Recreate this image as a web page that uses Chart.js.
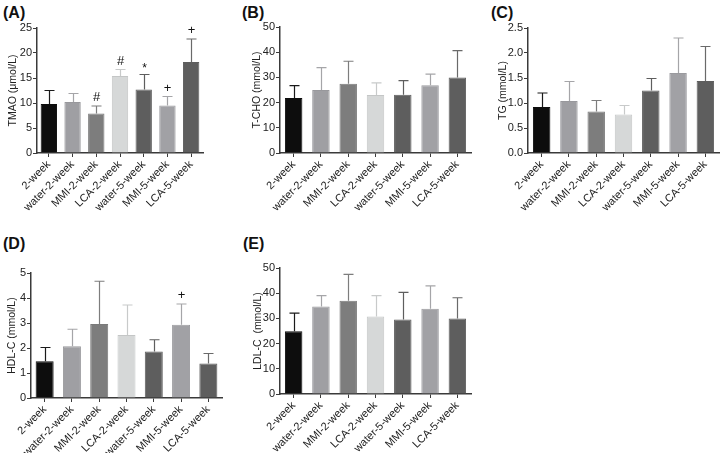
<!DOCTYPE html>
<html>
<head>
<meta charset="utf-8">
<script src="https://cdn.jsdelivr.net/npm/chart.js@4/dist/chart.umd.min.js"></script>
<style>
  html, body { margin:0; padding:0; background:#fff; width:720px; height:453px; overflow:hidden; }
  .cv { position:absolute; }
  .lbl { position:absolute; font: bold 16px "Liberation Sans", Arial, sans-serif; color:#111; line-height:16px; }
</style>
</head>
<body>
<div class="lbl" style="left:3px;top:5px">(A)</div>
<div class="lbl" style="left:242px;top:5px">(B)</div>
<div class="lbl" style="left:491px;top:5px">(C)</div>
<div class="lbl" style="left:3px;top:236px">(D)</div>
<div class="lbl" style="left:243px;top:236px">(E)</div>

<canvas id="cA" class="cv" style="left:0px;top:0px"></canvas>
<canvas id="cB" class="cv" style="left:230px;top:0px"></canvas>
<canvas id="cC" class="cv" style="left:470px;top:0px"></canvas>
<canvas id="cD" class="cv" style="left:0px;top:228px"></canvas>
<canvas id="cE" class="cv" style="left:230px;top:228px"></canvas>

<script>
// ---- Data ----
const groups = ['2-week','water-2-week','MMI-2-week','LCA-2-week','water-5-week','MMI-5-week','LCA-5-week'];

const tmaoMean = [9.8, 10.2, 7.9, 15.4, 12.7, 9.5, 18.2];
const tmaoErr  = [12.5, 11.9, 9.4, 16.7, 15.7, 11.3, 22.8];
const tmaoMarks = ['', '', '#', '#', '*', '+', '+'];

const tchoMean = [21.8, 25.0, 27.5, 23.0, 23.1, 26.9, 30.0];
const tchoErr  = [26.7, 33.9, 36.4, 27.8, 28.7, 31.3, 40.6];

const tgMean = [0.92, 1.04, 0.83, 0.77, 1.25, 1.60, 1.44];
const tgErr  = [1.20, 1.43, 1.05, 0.95, 1.49, 2.30, 2.13];

const hdlMean = [1.47, 2.07, 2.96, 2.52, 1.86, 2.93, 1.38];
const hdlErr  = [2.02, 2.75, 4.67, 3.72, 2.33, 3.76, 1.78];
const hdlMarks = ['', '', '', '', '', '+', ''];

const ldlMean = [24.9, 34.7, 37.0, 30.8, 29.6, 33.8, 30.0];
const ldlErr  = [32.1, 39.0, 47.5, 39.0, 40.3, 42.9, 38.2];

// ---- Styles ----
const barColors = ['#0d0d0d','#9f9fa3','#7d7d7d','#d6d8d8','#5e5e5e','#a1a1a5','#5e5e5e'];
const barBorders = ['#0d0d0d','#98989c','#7a7a7a','#c4c6c6','#5e5e5e','#9a9a9e','#5e5e5e'];
const errColors = ['#1a1a1a','#a5a5a8','#7d7d7d','#c8caca','#5e5e5e','#a5a5a8','#6a6a6a'];
const FONT = '"Liberation Sans", Arial, sans-serif';
const TXT = '#222';
const AX = '#3a3a3a';

const errPlugin = {
  id: 'errbars',
  afterDatasetsDraw(chart) {
    const o = chart.options.plugins.errbars;
    const meta = chart.getDatasetMeta(0);
    const ys = chart.scales.y;
    const ctx = chart.ctx;
    ctx.save();
    meta.data.forEach((bar, i) => {
      const top = ys.getPixelForValue(o.err[i]);
      const x = Math.round(bar.x) + 0.5;
      ctx.strokeStyle = errColors[i];
      ctx.lineWidth = 1.2;
      ctx.beginPath();
      ctx.moveTo(x, bar.y);
      ctx.lineTo(x, top);
      ctx.moveTo(x - 5, top);
      ctx.lineTo(x + 5, top);
      ctx.stroke();
      const m = o.marks ? o.marks[i] : '';
      if (m) {
        ctx.fillStyle = '#111';
        ctx.textAlign = 'center';
        ctx.textBaseline = 'bottom';
        ctx.font = (m === '*' ? '12px ' : '13px ') + FONT;
        ctx.fillText(m, x, top - (m === '*' ? 0 : 2));
      }
    });
    ctx.restore();
  }
};

function makeChart(id, w, h, cfg) {
  const cv = document.getElementById(id);
  cv.width = w; cv.height = h;
  cv.style.width = w + 'px'; cv.style.height = h + 'px';
  return new Chart(cv, {
    type: 'bar',
    data: {
      labels: groups,
      datasets: [{
        data: cfg.mean,
        backgroundColor: barColors,
        borderColor: barBorders,
        borderWidth: 1,
        barPercentage: cfg.barPct,
        categoryPercentage: 1.0
      }]
    },
    options: {
      responsive: false,
      animation: false,
      devicePixelRatio: 1,
      layout: { padding: { top: cfg.padTop, right: cfg.padRight, left: 0, bottom: 0 } },
      plugins: {
        legend: { display: false },
        tooltip: { enabled: false },
        errbars: { err: cfg.err, marks: cfg.marks }
      },
      scales: {
        x: {
          grid: { display: true, drawOnChartArea: false, drawTicks: true, tickLength: 4, color: AX, offset: false, lineWidth: 1 },
          border: { display: true, color: AX, width: 1.5 },
          ticks: { color: TXT, font: { family: FONT, size: 11 }, minRotation: 45, maxRotation: 45, padding: 1, autoSkip: false },
          afterFit(s) { s.height = cfg.xH; }
        },
        y: {
          min: 0, max: cfg.max,
          grid: { display: true, drawOnChartArea: false, drawTicks: true, tickLength: 4, color: AX, lineWidth: 1 },
          border: { display: true, color: AX, width: 1.5 },
          ticks: { color: TXT, font: { family: FONT, size: 11 }, stepSize: cfg.step, padding: 1,
                   callback: cfg.fmt || ((v) => v) },
          title: { display: true, text: cfg.title, color: TXT, font: { family: FONT, size: 10.5 }, padding: { top: cfg.titlePad, bottom: 0 } },
          afterFit(s) { s.width = cfg.yW; }
        }
      }
    },
    plugins: [errPlugin]
  });
}

makeChart('cA', 210, 225, { mean: tmaoMean, err: tmaoErr, marks: tmaoMarks, max: 25, step: 5,
  title: 'TMAO (μmol/L)', yW: 37, xH: 72, padTop: 28, padRight: 7, titlePad: 7, barPct: 0.69 });
makeChart('cB', 245, 225, { mean: tchoMean, err: tchoErr, max: 50, step: 10,
  title: 'T-CHO (mmol/L)', yW: 50, xH: 72, padTop: 27, padRight: 4, titlePad: 21, barPct: 0.64 });
makeChart('cC', 250, 225, { mean: tgMean, err: tgErr, max: 2.5, step: 0.5,
  title: 'TG (mmol/L)', yW: 58, xH: 72, padTop: 28, padRight: 1, titlePad: 27, barPct: 0.64,
  fmt: (v) => Number(v).toFixed(1) });
makeChart('cD', 230, 225, { mean: hdlMean, err: hdlErr, marks: hdlMarks, max: 5, step: 1,
  title: 'HDL-C (mmol/L)', yW: 31, xH: 55, padTop: 45, padRight: 8, titlePad: 6, barPct: 0.66 });
makeChart('cE', 245, 225, { mean: ldlMean, err: ldlErr, max: 50, step: 10,
  title: 'LDL-C  (mmol/L)', yW: 50, xH: 59, padTop: 40, padRight: 4, titlePad: 22, barPct: 0.64 });
</script>
</body>
</html>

────────────────────

## DIRECTIVE
Every line of the data should be copied as it stands, without the images.

## ANSWER
Recreate this image as a web page that uses Chart.js.
<!DOCTYPE html>
<html>
<head>
<meta charset="utf-8">
<script src="https://cdn.jsdelivr.net/npm/chart.js@4/dist/chart.umd.min.js"></script>
<style>
  html, body { margin:0; padding:0; background:#fff; width:720px; height:453px; overflow:hidden; }
  .cv { position:absolute; }
  .lbl { position:absolute; font: bold 16px "Liberation Sans", Arial, sans-serif; color:#111; line-height:16px; }
</style>
</head>
<body>
<div class="lbl" style="left:3px;top:5px">(A)</div>
<div class="lbl" style="left:242px;top:5px">(B)</div>
<div class="lbl" style="left:491px;top:5px">(C)</div>
<div class="lbl" style="left:3px;top:236px">(D)</div>
<div class="lbl" style="left:243px;top:236px">(E)</div>

<canvas id="cA" class="cv" style="left:0px;top:0px"></canvas>
<canvas id="cB" class="cv" style="left:230px;top:0px"></canvas>
<canvas id="cC" class="cv" style="left:470px;top:0px"></canvas>
<canvas id="cD" class="cv" style="left:0px;top:228px"></canvas>
<canvas id="cE" class="cv" style="left:230px;top:228px"></canvas>

<script>
// ---- Data ----
const groups = ['2-week','water-2-week','MMI-2-week','LCA-2-week','water-5-week','MMI-5-week','LCA-5-week'];

const tmaoMean = [9.8, 10.2, 7.9, 15.4, 12.7, 9.5, 18.2];
const tmaoErr  = [12.5, 11.9, 9.4, 16.7, 15.7, 11.3, 22.8];
const tmaoMarks = ['', '', '#', '#', '*', '+', '+'];

const tchoMean = [21.8, 25.0, 27.5, 23.0, 23.1, 26.9, 30.0];
const tchoErr  = [26.7, 33.9, 36.4, 27.8, 28.7, 31.3, 40.6];

const tgMean = [0.92, 1.04, 0.83, 0.77, 1.25, 1.60, 1.44];
const tgErr  = [1.20, 1.43, 1.05, 0.95, 1.49, 2.30, 2.13];

const hdlMean = [1.47, 2.07, 2.96, 2.52, 1.86, 2.93, 1.38];
const hdlErr  = [2.02, 2.75, 4.67, 3.72, 2.33, 3.76, 1.78];
const hdlMarks = ['', '', '', '', '', '+', ''];

const ldlMean = [24.9, 34.7, 37.0, 30.8, 29.6, 33.8, 30.0];
const ldlErr  = [32.1, 39.0, 47.5, 39.0, 40.3, 42.9, 38.2];

// ---- Styles ----
const barColors = ['#0d0d0d','#9f9fa3','#7d7d7d','#d6d8d8','#5e5e5e','#a1a1a5','#5e5e5e'];
const barBorders = ['#0d0d0d','#98989c','#7a7a7a','#c4c6c6','#5e5e5e','#9a9a9e','#5e5e5e'];
const errColors = ['#1a1a1a','#a5a5a8','#7d7d7d','#c8caca','#5e5e5e','#a5a5a8','#6a6a6a'];
const FONT = '"Liberation Sans", Arial, sans-serif';
const TXT = '#222';
const AX = '#3a3a3a';

const errPlugin = {
  id: 'errbars',
  afterDatasetsDraw(chart) {
    const o = chart.options.plugins.errbars;
    const meta = chart.getDatasetMeta(0);
    const ys = chart.scales.y;
    const ctx = chart.ctx;
    ctx.save();
    meta.data.forEach((bar, i) => {
      const top = ys.getPixelForValue(o.err[i]);
      const x = Math.round(bar.x) + 0.5;
      ctx.strokeStyle = errColors[i];
      ctx.lineWidth = 1.2;
      ctx.beginPath();
      ctx.moveTo(x, bar.y);
      ctx.lineTo(x, top);
      ctx.moveTo(x - 5, top);
      ctx.lineTo(x + 5, top);
      ctx.stroke();
      const m = o.marks ? o.marks[i] : '';
      if (m) {
        ctx.fillStyle = '#111';
        ctx.textAlign = 'center';
        ctx.textBaseline = 'bottom';
        ctx.font = (m === '*' ? '12px ' : '13px ') + FONT;
        ctx.fillText(m, x, top - (m === '*' ? 0 : 2));
      }
    });
    ctx.restore();
  }
};

function makeChart(id, w, h, cfg) {
  const cv = document.getElementById(id);
  cv.width = w; cv.height = h;
  cv.style.width = w + 'px'; cv.style.height = h + 'px';
  return new Chart(cv, {
    type: 'bar',
    data: {
      labels: groups,
      datasets: [{
        data: cfg.mean,
        backgroundColor: barColors,
        borderColor: barBorders,
        borderWidth: 1,
        barPercentage: cfg.barPct,
        categoryPercentage: 1.0
      }]
    },
    options: {
      responsive: false,
      animation: false,
      devicePixelRatio: 1,
      layout: { padding: { top: cfg.padTop, right: cfg.padRight, left: 0, bottom: 0 } },
      plugins: {
        legend: { display: false },
        tooltip: { enabled: false },
        errbars: { err: cfg.err, marks: cfg.marks }
      },
      scales: {
        x: {
          grid: { display: true, drawOnChartArea: false, drawTicks: true, tickLength: 4, color: AX, offset: false, lineWidth: 1 },
          border: { display: true, color: AX, width: 1.5 },
          ticks: { color: TXT, font: { family: FONT, size: 11 }, minRotation: 45, maxRotation: 45, padding: 1, autoSkip: false },
          afterFit(s) { s.height = cfg.xH; }
        },
        y: {
          min: 0, max: cfg.max,
          grid: { display: true, drawOnChartArea: false, drawTicks: true, tickLength: 4, color: AX, lineWidth: 1 },
          border: { display: true, color: AX, width: 1.5 },
          ticks: { color: TXT, font: { family: FONT, size: 11 }, stepSize: cfg.step, padding: 1,
                   callback: cfg.fmt || ((v) => v) },
          title: { display: true, text: cfg.title, color: TXT, font: { family: FONT, size: 10.5 }, padding: { top: cfg.titlePad, bottom: 0 } },
          afterFit(s) { s.width = cfg.yW; }
        }
      }
    },
    plugins: [errPlugin]
  });
}

makeChart('cA', 210, 225, { mean: tmaoMean, err: tmaoErr, marks: tmaoMarks, max: 25, step: 5,
  title: 'TMAO (μmol/L)', yW: 37, xH: 72, padTop: 28, padRight: 7, titlePad: 7, barPct: 0.69 });
makeChart('cB', 245, 225, { mean: tchoMean, err: tchoErr, max: 50, step: 10,
  title: 'T-CHO (mmol/L)', yW: 50, xH: 72, padTop: 27, padRight: 4, titlePad: 21, barPct: 0.64 });
makeChart('cC', 250, 225, { mean: tgMean, err: tgErr, max: 2.5, step: 0.5,
  title: 'TG (mmol/L)', yW: 58, xH: 72, padTop: 28, padRight: 1, titlePad: 27, barPct: 0.64,
  fmt: (v) => Number(v).toFixed(1) });
makeChart('cD', 230, 225, { mean: hdlMean, err: hdlErr, marks: hdlMarks, max: 5, step: 1,
  title: 'HDL-C (mmol/L)', yW: 31, xH: 55, padTop: 45, padRight: 8, titlePad: 6, barPct: 0.66 });
makeChart('cE', 245, 225, { mean: ldlMean, err: ldlErr, max: 50, step: 10,
  title: 'LDL-C  (mmol/L)', yW: 50, xH: 59, padTop: 40, padRight: 4, titlePad: 22, barPct: 0.64 });
</script>
</body>
</html>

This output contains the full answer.